Kidd Course Components
Sections meet on Mondays and Wednesdays from 2:00 – 3:50 p.m. (all three terms):
- Workshops: Students are encouraged and challenged in their writing all year long, workshopping stories, poems, or essays with the support of their peers and graduate tutors. Although the classes are not solely workshop courses, workshops are the main component throughout the program. Students generate new work in poetry, fiction, and creative nonfiction—both assigned and self-directed—and respond constructively to their peers’ writing. In this way, we build a creative community to help students grow as writers.

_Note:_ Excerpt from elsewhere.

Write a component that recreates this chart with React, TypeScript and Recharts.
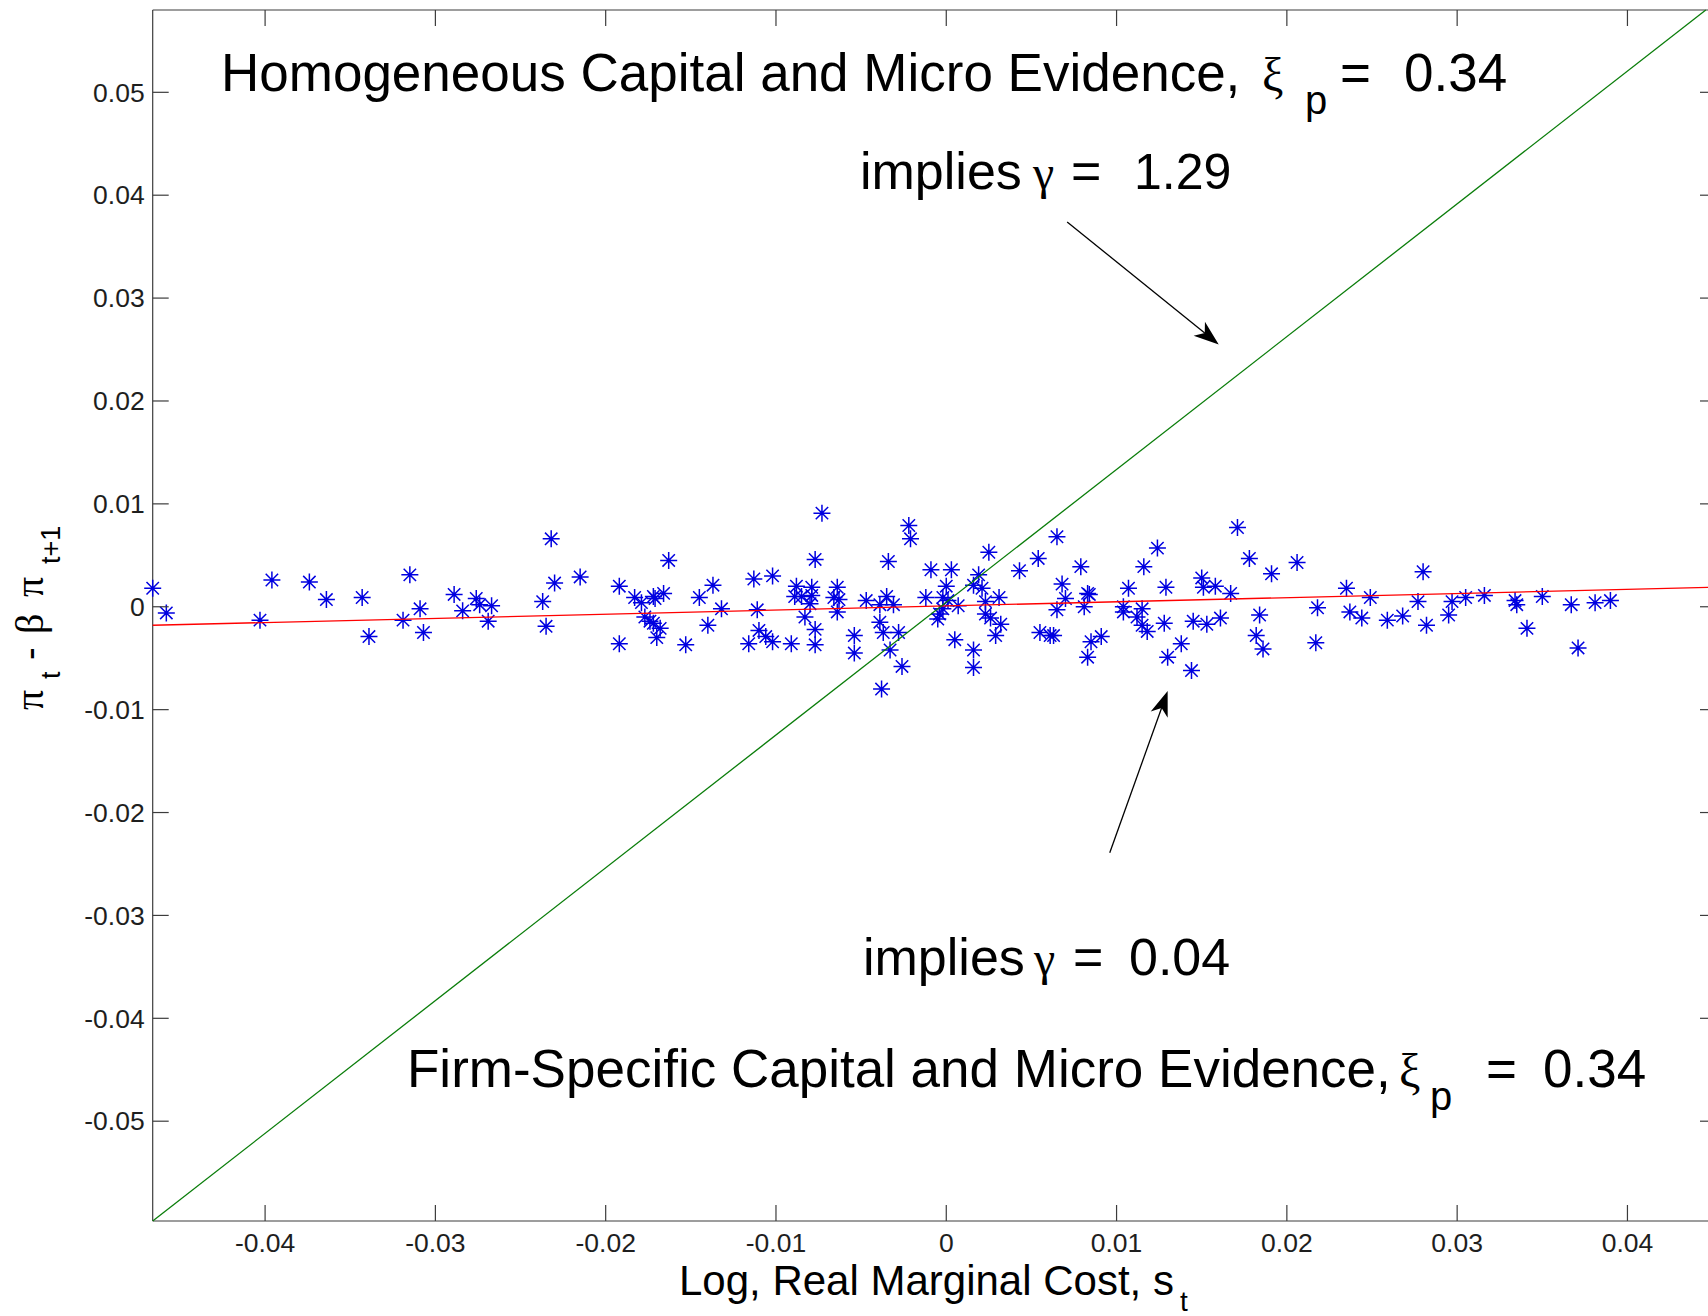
import {
  ScatterChart,
  Scatter,
  XAxis,
  YAxis,
  ReferenceLine,
  Customized,
} from "recharts";

// log real marginal cost, s_t
const marginalCost = [
  -0.0466, -0.0458, -0.0403, -0.0396, -0.0374, -0.0364, -0.0343, -0.0339, -0.0315, -0.0319,
  -0.0309, -0.0307, -0.0289, -0.0284, -0.0276, -0.0274, -0.0267, -0.0269, -0.0232, -0.0237,
  -0.023, -0.0235, -0.0215, -0.0192, -0.0192, -0.0183,
  -0.0073, -0.0022, -0.0021, -0.0163, -0.0077, -0.0034, 0.0025, 0.0065, 0.0054, 0.0043,
  0.0079, -0.0009, 0.0003, 0.0019, 0.0016, 0.0, 0.0021, -0.0179, -0.0172, -0.0171,
  -0.0166, -0.0177, -0.0174, -0.0172, -0.0168, -0.017, -0.0153, -0.0145, -0.0137, -0.0132,
  -0.014, -0.0113, -0.0102, -0.0111, -0.0116, -0.011, -0.0106, -0.0102, -0.0091, -0.0088,
  -0.0089, -0.0085, -0.0079, -0.0079, -0.008, -0.0083, -0.0077, -0.0077, -0.0064, -0.0066,
  -0.0063, -0.0064, -0.0047, -0.0035, -0.0039, -0.0031, -0.0039, -0.0037, -0.0028, -0.0054,
  -0.0054, -0.0033, -0.0026, -0.0038, -0.0012, -0.0002, 0.0001, 0.0007, -0.0002, -0.0004,
  -0.0005, 0.0005, 0.0016, 0.0016, 0.0023, 0.0031, 0.0023, 0.0026, 0.0032, 0.0029,
  0.0068, 0.007, 0.0065, 0.0055, 0.0061, 0.0063, 0.0083, 0.0081, 0.0085, 0.0083,
  0.0084, 0.0091, 0.0107, 0.0116, 0.0124, 0.0104, 0.0104, 0.0115, 0.0112, 0.0115,
  0.0118, 0.0128, 0.0129, 0.0138, 0.013, 0.0144, 0.015, 0.0151, 0.0158, 0.0167,
  0.0145, 0.0153, 0.0161, 0.0171, 0.0178, 0.0191, 0.0206, 0.0184, 0.0182, 0.0186,
  0.0218, 0.0217, 0.0235, 0.0237, 0.0244, 0.0249, 0.0259, 0.0268, 0.0277, 0.028,
  0.0282, 0.0297, 0.0295, 0.0305, 0.0316, 0.0334, 0.0335, 0.0341, 0.035, 0.0367,
  0.0371, 0.0381, 0.039,
];

// pi_t - beta * pi_{t+1}
const inflationGap = [
  0.0018, -0.0006, -0.0013, 0.0026, 0.0024, 0.0007, 0.0009, -0.0029, 0.0031, -0.0013,
  -0.0002, -0.0025, 0.0012, -0.0004, 0.0008, 0.0002, 0.0001, -0.0014, 0.0066, 0.0005,
  0.0023, -0.0019, 0.0029, 0.002, -0.0036, 0.0009,
  0.0091, 0.0079, 0.0066, 0.0045, 0.0046, 0.0044, 0.0053, 0.0068, 0.0047, 0.0035,
  0.0039, 0.0036, 0.0036, 0.0031, 0.0021, 0.002, 0.0018, 0.0004, 0.001, 0.0008,
  0.0013, -0.001, -0.0014, -0.0016, -0.0021, -0.003, -0.0037, 0.0009, 0.0021, -0.0002,
  -0.0018, 0.0027, 0.003, -0.0003, -0.0036, -0.0023, -0.0029, -0.0034, -0.0036, 0.002,
  0.001, 0.001, 0.0019, 0.0011, 0.0003, -0.001, -0.0022, -0.0037, 0.0019, 0.0009,
  0.0007, -0.0005, 0.0006, 0.001, 0.0002, 0.0002, -0.0015, -0.0025, -0.0025, -0.0028,
  -0.0045, -0.0042, -0.0058, -0.008, 0.0009, 0.0009, 0.0006, 0.0001, -0.0002, -0.0007,
  -0.0012, -0.0032, -0.0042, -0.0059, 0.0005, 0.0009, -0.0007, -0.0011, -0.0017, -0.0028,
  0.0022, 0.0008, -0.0003, -0.0025, -0.0028, -0.0028, 0.0013, 0.0, -0.0034, -0.0049,
  0.0012, -0.0029, 0.0018, 0.0039, 0.0057, 0.0, -0.0005, -0.0002, -0.001, -0.0018,
  -0.0024, -0.0016, 0.0019, -0.0036, -0.0049, -0.0062, 0.0028, 0.0019, 0.002, 0.0013,
  -0.0014, -0.0017, -0.0011, 0.0077, 0.0047, 0.0032, 0.0043, -0.0008, -0.0028, -0.0041,
  -0.0001, -0.0035, 0.0018, -0.0005, -0.0011, 0.0009, -0.0013, -0.0009, 0.0005, 0.0034,
  -0.0018, 0.0005, -0.0008, 0.0009, 0.0011, 0.0006, 0.0002, -0.0021, 0.001, 0.0002,
  -0.004, 0.0004, 0.0006,
];

const xTicks = [-0.04, -0.03, -0.02, -0.01, 0, 0.01, 0.02, 0.03, 0.04];
const yTicks = [-0.05, -0.04, -0.03, -0.02, -0.01, 0, 0.01, 0.02, 0.03, 0.04, 0.05];

const xDomain = [-0.0466, 0.0452];
const yDomain = [-0.0597, 0.058];

// slope 1.29: homogeneous capital
const homogeneousFit = [
  { x: -0.0466, y: -0.0597 },
  { x: 0.0446, y: 0.058 },
];
// slope 0.04: firm-specific capital
const firmSpecificFit = [
  { x: -0.0466, y: -0.0018 },
  { x: 0.0452, y: 0.0019 },
];

const upperArrow = [
  { x: 0.0071, y: 0.0374 },
  { x: 0.016, y: 0.0255 },
];
const lowerArrow = [
  { x: 0.0096, y: -0.0239 },
  { x: 0.013, y: -0.0082 },
];

const sans = "'Liberation Sans', Arial, Helvetica, sans-serif";
const serif = "'Liberation Serif', 'Times New Roman', serif";
const axisColor = "#3c3c3c";
const TICK_LEN = 16;

const Star = (props: any) => {
  const { cx, cy } = props;
  const a = 8.5;
  const d = 6.2;
  return (
    <path
      d={`M${cx - a},${cy}H${cx + a}M${cx},${cy - a}V${cy + a}M${cx - d},${cy - d}L${cx + d},${cy + d}M${cx - d},${cy + d}L${cx + d},${cy - d}`}
      stroke="#0000e0"
      strokeWidth={1.5}
      fill="none"
    />
  );
};

const NoMarker = () => <g />;

const BottomTick = (props: any) => {
  const { x, y, payload } = props;
  return (
    <g>
      <line x1={x} x2={x} y1={y} y2={y - TICK_LEN} stroke={axisColor} strokeWidth={1.2} />
      <text x={x} y={y + 30.5} textAnchor="middle" fontSize={26.5} fontFamily={sans} fill="#1e1e1e">
        {String(payload.value)}
      </text>
    </g>
  );
};

const TopTick = (props: any) => {
  const { x, y } = props;
  return <line x1={x} x2={x} y1={y} y2={y + TICK_LEN} stroke={axisColor} strokeWidth={1.2} />;
};

const LeftTick = (props: any) => {
  const { x, y, payload } = props;
  return (
    <g>
      <line x1={x} x2={x + TICK_LEN} y1={y} y2={y} stroke={axisColor} strokeWidth={1.2} />
      <text x={x - 8} y={y + 9.3} textAnchor="end" fontSize={26.5} fontFamily={sans} fill="#1e1e1e">
        {String(payload.value)}
      </text>
    </g>
  );
};

const RightTick = (props: any) => {
  const { x, y } = props;
  return <line x1={x} x2={x - TICK_LEN} y1={y} y2={y} stroke={axisColor} strokeWidth={1.2} />;
};

const Arrow = (props: any) => {
  const { x1, y1, x2, y2 } = props;
  const len = Math.hypot(x2 - x1, y2 - y1);
  const ux = (x2 - x1) / len;
  const uy = (y2 - y1) / len;
  const head = 25;
  const half = 9;
  const notch = 18;
  const bx = x2 - ux * head;
  const by = y2 - uy * head;
  const pts = [
    [x2, y2],
    [bx - uy * half, by + ux * half],
    [x2 - ux * notch, y2 - uy * notch],
    [bx + uy * half, by - ux * half],
  ]
    .map((p) => p.join(","))
    .join(" ");
  return (
    <g>
      <line x1={x1} y1={y1} x2={x2 - ux * notch} y2={y2 - uy * notch} stroke="#000" strokeWidth={1.3} />
      <polygon points={pts} fill="#000" />
    </g>
  );
};

const Annotations = () => (
  <g fill="#000" fontFamily={sans}>
    <text x={221} y={91} fontSize={53}>Homogeneous Capital and Micro Evidence,</text>
    <text x={1262} y={91} fontSize={48} fontFamily={serif}>ξ</text>
    <text x={1305} y={114} fontSize={40}>p</text>
    <text x={1340} y={91} fontSize={53}>=</text>
    <text x={1404} y={91} fontSize={53}>0.34</text>

    <text x={860} y={189} fontSize={52}>implies</text>
    <text x={1033} y={189} fontSize={48} fontFamily={serif}>γ</text>
    <text x={1071} y={189} fontSize={52}>=</text>
    <text x={1134} y={189} fontSize={50}>1.29</text>

    <text x={863} y={975} fontSize={52}>implies</text>
    <text x={1034} y={975} fontSize={48} fontFamily={serif}>γ</text>
    <text x={1073} y={975} fontSize={52}>=</text>
    <text x={1129} y={975} fontSize={52}>0.04</text>

    <text x={407} y={1087} fontSize={53}>Firm-Specific Capital and Micro Evidence,</text>
    <text x={1399} y={1087} fontSize={48} fontFamily={serif}>ξ</text>
    <text x={1430} y={1110} fontSize={40}>p</text>
    <text x={1486} y={1087} fontSize={53}>=</text>
    <text x={1543} y={1087} fontSize={53}>0.34</text>

    <text x={679} y={1295} fontSize={42}>Log, Real Marginal Cost, s</text>
    <text x={1180} y={1311} fontSize={28}>t</text>

    <g transform="translate(43, 710) rotate(-90)">
      <text x={0} y={0} fontSize={40} fontFamily={serif}>π</text>
      <text x={31} y={17} fontSize={27}>t</text>
      <text x={50} y={0} fontSize={38}>-</text>
      <text x={76} y={0} fontSize={40} fontFamily={serif}>β</text>
      <text x={113} y={0} fontSize={40} fontFamily={serif}>π</text>
      <text x={146} y={17} fontSize={27}>t+1</text>
    </g>
  </g>
);

export default function App() {
  const data = marginalCost.map((x, i) => ({ x, y: inflationGap[i] }));
  const axisLine = { stroke: axisColor, strokeWidth: 1.2 };
  return (
    <div
      style={{
        position: "absolute",
        left: 0,
        top: 0,
        width: 1708,
        height: 1316,
        overflow: "hidden",
        background: "#fff",
      }}
    >
      <ScatterChart width={1730} height={1316} margin={{ top: 9, right: 13, bottom: 0, left: 0 }}>
        <XAxis
          type="number"
          dataKey="x"
          domain={xDomain}
          ticks={xTicks}
          interval={0}
          height={95}
          tickSize={0}
          tickMargin={0}
          tickLine={false}
          axisLine={axisLine}
          tick={(p: any) => <BottomTick {...p} />}
        />
        {/* frame: top and right axes carry only inward ticks */}
        <XAxis
          xAxisId="top"
          orientation="top"
          type="number"
          dataKey="x"
          domain={xDomain}
          ticks={xTicks}
          interval={0}
          height={1}
          tickSize={0}
          tickMargin={0}
          tickLine={false}
          axisLine={axisLine}
          tick={(p: any) => <TopTick {...p} />}
        />
        <YAxis
          type="number"
          dataKey="y"
          domain={yDomain}
          ticks={yTicks}
          interval={0}
          width={152.7}
          tickSize={0}
          tickMargin={0}
          tickLine={false}
          axisLine={axisLine}
          tick={(p: any) => <LeftTick {...p} />}
        />
        <YAxis
          yAxisId="right"
          orientation="right"
          type="number"
          dataKey="y"
          domain={yDomain}
          ticks={yTicks}
          interval={0}
          width={1}
          tickSize={0}
          tickMargin={0}
          tickLine={false}
          axisLine={axisLine}
          tick={(p: any) => <RightTick {...p} />}
        />
        <Scatter
          xAxisId="top"
          yAxisId="right"
          data={firmSpecificFit}
          shape={NoMarker}
          isAnimationActive={false}
        />
        <Scatter data={data} shape={Star} isAnimationActive={false} />
        <Scatter
          data={firmSpecificFit}
          line={{ stroke: "#ff0000", strokeWidth: 1.3 }}
          shape={NoMarker}
          isAnimationActive={false}
        />
        <Scatter
          data={homogeneousFit}
          line={{ stroke: "#0a7d0a", strokeWidth: 1.3 }}
          shape={NoMarker}
          isAnimationActive={false}
        />
        <ReferenceLine segment={upperArrow} shape={Arrow} />
        <ReferenceLine segment={lowerArrow} shape={Arrow} />
        <Customized component={Annotations} />
      </ScatterChart>
    </div>
  );
}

- Reading: Learning to read closely and critically is an essential life-long skill for all writers. Just as a musician studies other musicians and a visual artist studies other visual artists, writers examine how authors have put together a story, poem, or essay; what craft choices they have made; and why they made those choices and to what effect. Students read widely and deeply throughout the year from core texts (as well as from texts their tutors assign) and respond, both through reading logs and class discussion, with a rigorous and analytical mind.
- Inquiry and Research: The process of inquiry—a close examination of a question in search for truth—is a cornerstone of the Kidd Workshops. Asking questions—analyzing, probing, digging deeper into texts—is how writers identify and clarify issues at stake in their own work. Students submit a proposal in the fall that describes their creative preoccupations and the readings they will study to extend and investigate those concerns. Winter term focuses on reading and research for an annotated bibliography. In the spring, students present their findings to their peers and write a Line of Inquiry (LOI) essay that is both scholarly and craft-driven.
- Student Anthology: In Spring term, all students contribute a selection of their work to be included in The Walter and Nancy Kidd Creative Writing Workshops Student Anthology, which they also help edit. At the end of the year, they read from this selection as part of a literary reading to celebrate their work.
- Final Creative Project: Completion of the Kidd Workshops culminates in a significant body of work, the equivalent of an undergraduate thesis, consisting of 15–20 poems, 3–4 short stories, a novella, or, on occasion, essays in creative nonfiction. Many students go on to take advanced courses in their genre with Creative Writing faculty, often in preparation to apply for graduate study.
- Craft Talks and Visiting Writers: Students attend all of the evening readings by visiting writers who come to campus as part of the Creative Writing Program’s annual Reading Series. In addition, visiting writers and Creative Writing faculty give 50-minute talks to the students in an intimate setting. These talks vary from lectures about craft elements to discussions about the visiting writers’ work. Students then have an opportunity to personally engage with the visiting writers and faculty during a Q & A session. Former students have frequently named these craft talks as one of the highlights of our program.